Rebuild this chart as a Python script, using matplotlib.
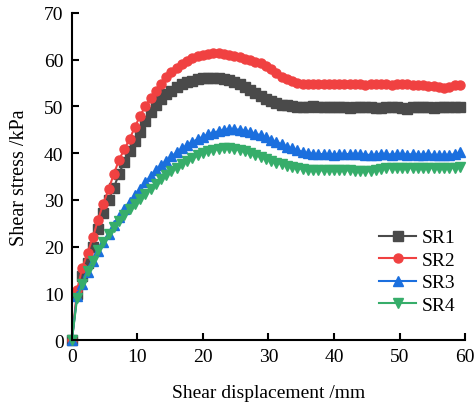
import matplotlib
matplotlib.use("Agg")
import matplotlib.pyplot as plt
import numpy as np

# shear displacement grid (mm), one reading every 0.8 mm
displacement = np.round(np.arange(0, 60, 0.8), 1)

# shear stress (kPa)
sr1 = [0, 9.8, 13.8, 16.5, 20.0, 23.8, 27.2, 30.0, 32.6, 35.6,
       38.2, 40.4, 42.5, 44.6, 46.8, 48.7, 50.2, 51.5, 52.6, 53.4,
       54.2, 54.7, 55.2, 55.5, 55.8, 56.0, 56.1, 56.1, 56.0, 55.8,
       55.6, 55.2, 54.7, 54.1, 53.5, 52.8, 52.2, 51.6, 51.1, 50.7,
       50.4, 50.2, 50.0, 49.9, 49.9, 49.9, 50.1, 49.9, 49.8, 49.8,
       49.8, 49.9, 49.8, 49.7, 49.8, 49.9, 49.9, 49.8, 49.7, 49.7,
       49.8, 49.9, 49.8, 49.7, 49.5, 49.8, 49.9, 49.9, 49.8, 49.7,
       49.8, 49.9, 49.9, 49.9, 49.9]
sr2 = [0, 10.8, 15.5, 18.7, 22.0, 25.8, 29.2, 32.3, 35.5, 38.6,
       40.8, 43.0, 45.5, 48.0, 50.0, 51.9, 53.4, 54.9, 56.3, 57.4,
       58.3, 59.1, 59.8, 60.3, 60.8, 61.1, 61.3, 61.4, 61.4, 61.3,
       61.1, 60.8, 60.5, 60.2, 59.9, 59.6, 59.2, 58.6, 57.9, 57.1,
       56.4, 55.8, 55.4, 55.1, 54.8, 54.7, 54.8, 54.8, 54.8, 54.8,
       54.8, 54.8, 54.7, 54.8, 54.9, 54.7, 54.6, 54.8, 54.9, 54.9,
       54.7, 54.6, 54.8, 54.9, 54.7, 54.6, 54.6, 54.5, 54.4, 54.3,
       54.2, 54.0, 54.2, 54.5, 54.6]
sr3 = [0, 9.5, 12.0, 14.5, 17.0, 19.0, 21.0, 22.8, 24.6, 26.3,
       28.0, 29.6, 31.0, 32.4, 33.8, 35.1, 36.3, 37.4, 38.4, 39.3,
       40.2, 41.0, 41.7, 42.4, 43.0, 43.5, 44.0, 44.4, 44.7, 45.0,
       45.1, 45.1, 45.0, 44.8, 44.5, 44.2, 43.8, 43.4, 42.9, 42.4,
       41.9, 41.4, 41.0, 40.6, 40.3, 40.0, 39.9, 39.8, 39.8, 39.8,
       39.7, 39.8, 39.8, 39.8, 39.9, 39.8, 39.7, 39.6, 39.7, 39.9,
       39.8, 39.7, 39.8, 39.8, 39.7, 39.8, 39.7, 39.7, 39.8, 39.6,
       39.6, 39.7, 39.6, 39.8, 40.2]
sr4 = [0, 9.0, 12.0, 14.8, 17.0, 19.2, 21.0, 22.6, 24.1, 25.5,
       26.8, 28.0, 29.1, 30.2, 31.3, 32.4, 33.4, 34.4, 35.3, 36.1,
       36.9, 37.6, 38.3, 38.9, 39.5, 40.0, 40.4, 40.7, 40.9, 41.0,
       41.0, 40.9, 40.7, 40.4, 40.0, 39.6, 39.2, 38.8, 38.4, 38.0,
       37.7, 37.3, 37.0, 36.8, 36.6, 36.5, 36.4, 36.4, 36.3, 36.3,
       36.3, 36.4, 36.4, 36.3, 36.2, 36.2, 36.1, 36.2, 36.3, 36.6,
       36.9, 36.9, 36.9, 36.9, 36.8, 36.9, 36.9, 36.8, 36.8, 36.9,
       36.8, 36.8, 36.9, 36.9, 37.0]

labels = ["SR1", "SR2", "SR3", "SR4"]
colors = ["#4a4a4a", "#f04141", "#1b6fde", "#36ad6a"]
markers = ["s", "o", "^", "v"]

plt.rcParams["font.family"] = ["Liberation Serif", "DejaVu Serif"]
plt.rcParams["font.size"] = 14

fig = plt.figure(figsize=(4.76, 4.10), dpi=100)
ax = fig.add_axes([0.151, 0.168, 0.826, 0.798])

for ys, lab, c, m in zip([sr1, sr2, sr3, sr4], labels, colors, markers):
    ax.plot(displacement, ys, color=c, marker=m, markersize=6.5,
            linewidth=1.5, label=lab, clip_on=False)

ax.set_xlim(0, 60)
ax.set_ylim(0, 70)
ax.set_xticks(range(0, 61, 10))
ax.set_yticks(range(0, 71, 10))
ax.spines["top"].set_visible(False)
ax.spines["right"].set_visible(False)
for s in ["left", "bottom"]:
    ax.spines[s].set_linewidth(1.5)
ax.tick_params(direction="in", length=5, width=1.5, labelsize=14, pad=6)

ax.set_xlabel("Shear displacement /mm", fontsize=14, labelpad=13)
ax.set_ylabel("Shear stress /kPa", fontsize=14.5, labelpad=11)

ax.legend(loc="upper left", bbox_to_anchor=(0.757, 0.37), frameon=False,
          handlelength=1.9, labelspacing=0.25, handletextpad=0.3,
          borderpad=0, fontsize=14)

fig.savefig("out.png", dpi=100)
plt.close()
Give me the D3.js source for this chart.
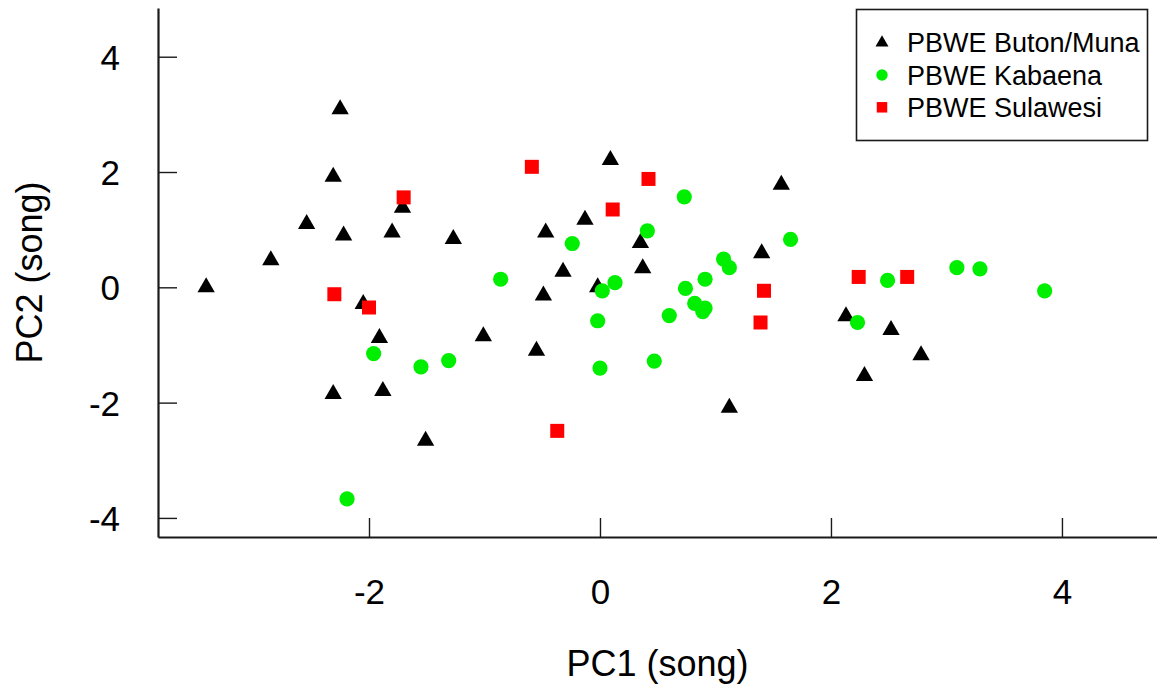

------------------------------------------------------------------------

Prompt =>
From the first line above to the line containing "displacement = np.round(np.arange(0, 60, 0.8), 1)", repeat each line exactly. Pictures stay out.

Exercise response =>
Rebuild this chart as a Python script, using matplotlib.
import matplotlib
matplotlib.use("Agg")
import matplotlib.pyplot as plt
import numpy as np

# shear displacement grid (mm), one reading every 0.8 mm
displacement = np.round(np.arange(0, 60, 0.8), 1)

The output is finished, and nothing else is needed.